One of the ways to do this is by structuring your teams and setting metrics which support this.  This was even a theme of the presentation from Grant Osborne & Aubrey Donovan of Parallelo at the recent Tech Marketers Conference.  They talked about how they had brought product, sales & marketing teams together around the principle of the customer at the centre.

"Put your customer at the centre of your world”

In simple terms, making the customer the focal point of a company’s efforts means we will sell more!  This is because we have products and services that meet a real customer need.

  • Customers are happy to pay for our products & will pay a premium for them

  • We build loyalty, keeping customers longer through increased engagement & customer satisfaction

  • We differentiate ourselves from competitors 

  • We decrease our costs by having a whole company that is aligned and not wasting time and effort pushing products and services which aren’t right  

It’s one of those things that we all ‘know’ - of course we have the customer at the centre of what we do - doh!  Yet, we seem to have forgotten, got distracted, or found it hard.   

Who is Your Hero?

If you are talking about your product or service, or your company in your marketing you have made yourself the hero! Next time you are visiting the website of another company you’ll see those who focus on customers and those who focus on themselves.

For a simple summary of putting the customer at the heart of your messaging, I can recommend Donald Miller’s Storybrand book - there’s a short summary video here on how to make your customer the hero of your messaging

What do I mean by, the customer needs to be at the ‘centre’ of your world?

The customer needs to be at the centre of our product development - no matter how beautiful your code is, or how amazing your product feature is, neither should be developed if your target customers don’t really care about it, or if they aren’t willing to pay (at all, or more) for it.  

Ask yourself: 

  • Is our product team developing products and delivering features that our customers and prospects value and are willing to pay for?  

  • How often do they test product priorities and specific features directly with customers?  

  • Are they looking for affirmation of something that’s planned and on the roadmap, or to get a deep understanding of what our customers' real challenges and issues are?    

The customer needs to be at the centre of our marketing - we need to speak to them in ways that they relate to, about issues they care about and in the places they are.

Ask yourself:

  • Do our marketing messages talk about the issues our customers face and get our customers thinking “Yes!  That’s exactly how I feel”?

  • How much of our messaging talks about what we do and our products features, screaming “Buy my amazing thing.” 

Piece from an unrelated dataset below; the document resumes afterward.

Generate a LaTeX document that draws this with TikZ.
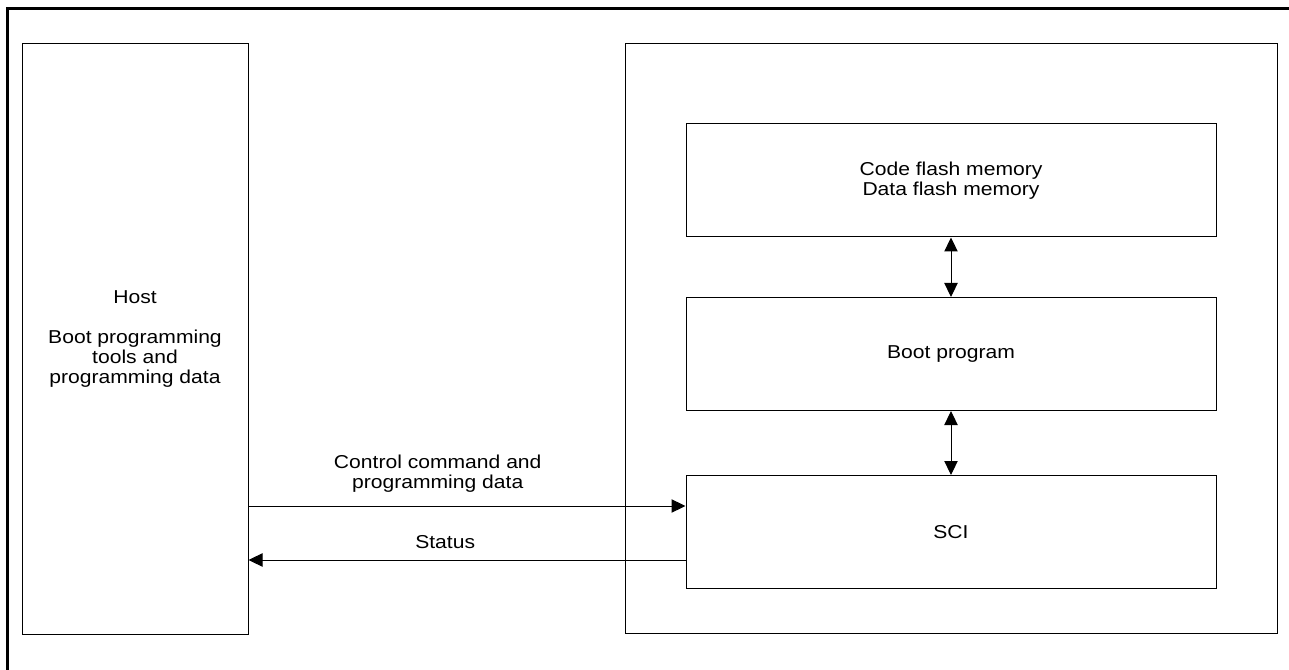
\documentclass[tikz,border=0pt]{standalone}
\usepackage{fontspec}
\setmainfont[FakeStretch=1.13]{Liberation Sans}
\usetikzlibrary{arrows.meta}

\begin{document}
\begin{tikzpicture}[x=0.75pt, y=-0.75pt,
      >={Triangle[length=10.5pt, width=10pt]},
      blk/.style={draw, line width=0.75pt, align=center, inner sep=0pt, font=\fontsize{14}{15}\selectfont},
      arr/.style={->, line width=0.75pt},
      lbl/.style={font=\fontsize{14}{15}\selectfont, align=center, inner sep=0pt}]
    \useasboundingbox (0,0) rectangle (1289,670);
    \draw[line width=2.25pt] (7.5,670) -- (7.5,8.5) -- (1289,8.5);
    % host side
    \node[blk, minimum width=169.5pt, minimum height=442.5pt] (host) at (135,339)
      {Host\\[15pt]Boot programming\\tools and\\programming data};
    % target device
    \node[blk, minimum width=489pt, minimum height=441.75pt] (mcu) at (951,338.5) {};
    \node[blk, minimum width=397.5pt, minimum height=84.75pt] (flash) at (951,180.5) {Code flash memory\\Data flash memory};
    \node[blk, minimum width=397.5pt, minimum height=84.75pt] (boot) at (951,354) {Boot program};
    \node[blk, minimum width=397.5pt, minimum height=84.75pt] (sci) at (951,532) {SCI};
    \draw[arr, <->] (flash) -- (boot);
    \draw[arr, <->] (boot) -- (sci);
    \draw[arr] (host.east |- 0,506) -- node[lbl, above=10pt, pos=0.433] {Control command and\\programming data} (sci.west |- 0,506);
    \draw[arr] (sci.west |- 0,560) -- node[lbl, above=8pt, pos=0.55] {Status} (host.east |- 0,560);
  \end{tikzpicture}
\end{document}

The customer needs to be at the centre of our sales activity - customers won’t buy if we are talking to them at the wrong time (asking them to buy when they have only just logged on to see what you do), or with the wrong message that doesn’t engage with their challenges.

Ask yourself: 

  • Do sales bring valuable customer insights and feedback to the rest of the team?  If not, why not?

  • What is the journey a prospect might take to engage with and buy from us?

  • Are we talking to them about the right thing at the right time, or are we asking to get ‘married on the first date’?!

10 Steps to Aligning Your Team Around Your Customer

If you don’t have a team that is all aligned around your customer, here are ten easy steps to get started:

  1. Create one team - either formally bring sales, product and marketing together, or create a ‘virtual’ team

  2. Don’t assume knowledge.  Get each team to run a ‘101’ introduction of their area of expertise 

  3. Articulate what you are trying to achieve and why: what does GREAT look like?

  4. Agree on a shared set of metrics

  5. Review ideal customer personas together.  Stress-test your thinking around the assumptions you have made.  Test with your customers and prospects, involving people from across sales, product and marketing teams

  6. Review your customer journey - how do customers really come to you, why, what assumptions are we making, and how does the feedback loop work for ongoing product / service developments?

  7. Create a single calendar to get everyone on the same page regarding when products are being developed and launched, key sales activity and support, and what marketing activity is being planned.  Come together and review this on a regular basis

  8. Add a checkbox prompt within existing systems and processes that asks which customer pain-point is this for?  

  9. Invite people from other teams to your review sessions 

  10. Create a shared internal communication to share your insights and learnings across the wider team ​

I have used all of these ten steps outlined in this article.  By putting the customer at the centre of your work, I guarantee you will see true benefits, including increased sales, customer loyalty and cost reduction.